Captain America #39. In this issue Brubaker brings out something about the Grand Director/50s Cap implicit in his defining appearance, What If? #44 (a.k.a Prof’s Favorite Comic of All Time): That it’s not simply that he stands for a Bad Version of America, but that he’s kind of an impressionable authoritarian idiot: In this issue, he’s backing the Red Skull’s candidate for president not because he believes in his politics but because “His words have a power in them. You recognize that immediately. You don’t grasp the specifics. All politics blurs together eventually. It’s clear this Senator Wright is a leader. That he’s been chosen for a reason.”
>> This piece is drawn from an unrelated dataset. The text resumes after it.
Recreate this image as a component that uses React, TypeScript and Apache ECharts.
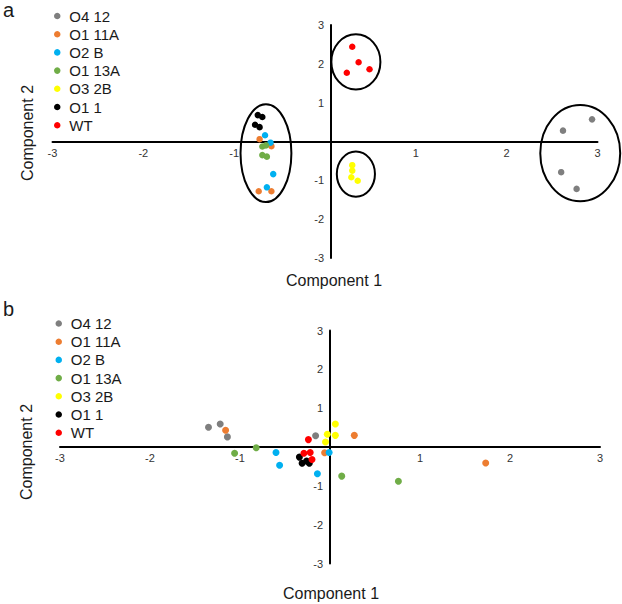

What’s terrifying is that his mindset is not that it’s aberrant but that it’s so thoroughly widespread in the US of A right now—this idea that an air of “leaderliness” is more important than any policy proposal. As in, “I may not always agree with candidate X, but at least I know he stands for what he believes in.” (Leaving aside that no, he doesn’t, by the way.) This is why you see those clips of Bush responding to questions about what he did in response to this catastrophe or that dilemma with the phrase “I lead.”
Dear President Bush:
In this case “lead” needs at the very least a direct object. You should not answer questions about your accomplishments with an intransitive verb of motion for crying out loud.
Immortal Iron Fist #16. And with this issue the Brubaker/Fraction era of Iron Fist comes to a close—too soon, say I! This Fraction-penned issue is an impossibly generous set-up for incoming writer Duane Swierczynski; I suspect it’s a testament to Fraction’s affection for the character that he’s worked so hard to leave readers interested to continue on with a book they probably began reading less for the character and more for the reputation of the creative team.
Young Avengers Presents: Hawkeye. Another Fraction-penned comic this week, this time a spotlight on YA’s new, female Hawkeye, featuring art by Alan Davis. I can’t help but think that this is the story that should have run in New Avengers when original Hawkeye Clint Barton returned from the grave, rather than that weird story about his tracking down and then sleeping with an amnesiac Scarlet Witch. Because that thing was creepy. Fraction nails Clint’s attitude and remembers that one of his defining characteristics of recent years is his willingness to mentor up-and-coming superheroes (as with Firestar and Justice in the Busiek/Perez Avengers.) Also this issue: Luke Cage and Spider-Man play video games.
Thunderbolts #121. For someone who has cultivated a reputation as a guy who hates superheroes, Warren Ellis sure has let the C- and D-listers shine in his T-bolts run (a run which, you may recall, began with Jack Flag kicking ass. Jack Flag!) In this issue: Doc Samson struts his stuff and Robbie Baldwin saves the day by choosing his Speedball powers over his Penance powers. Warren Ellis: You’re just a big softie, aren’t you?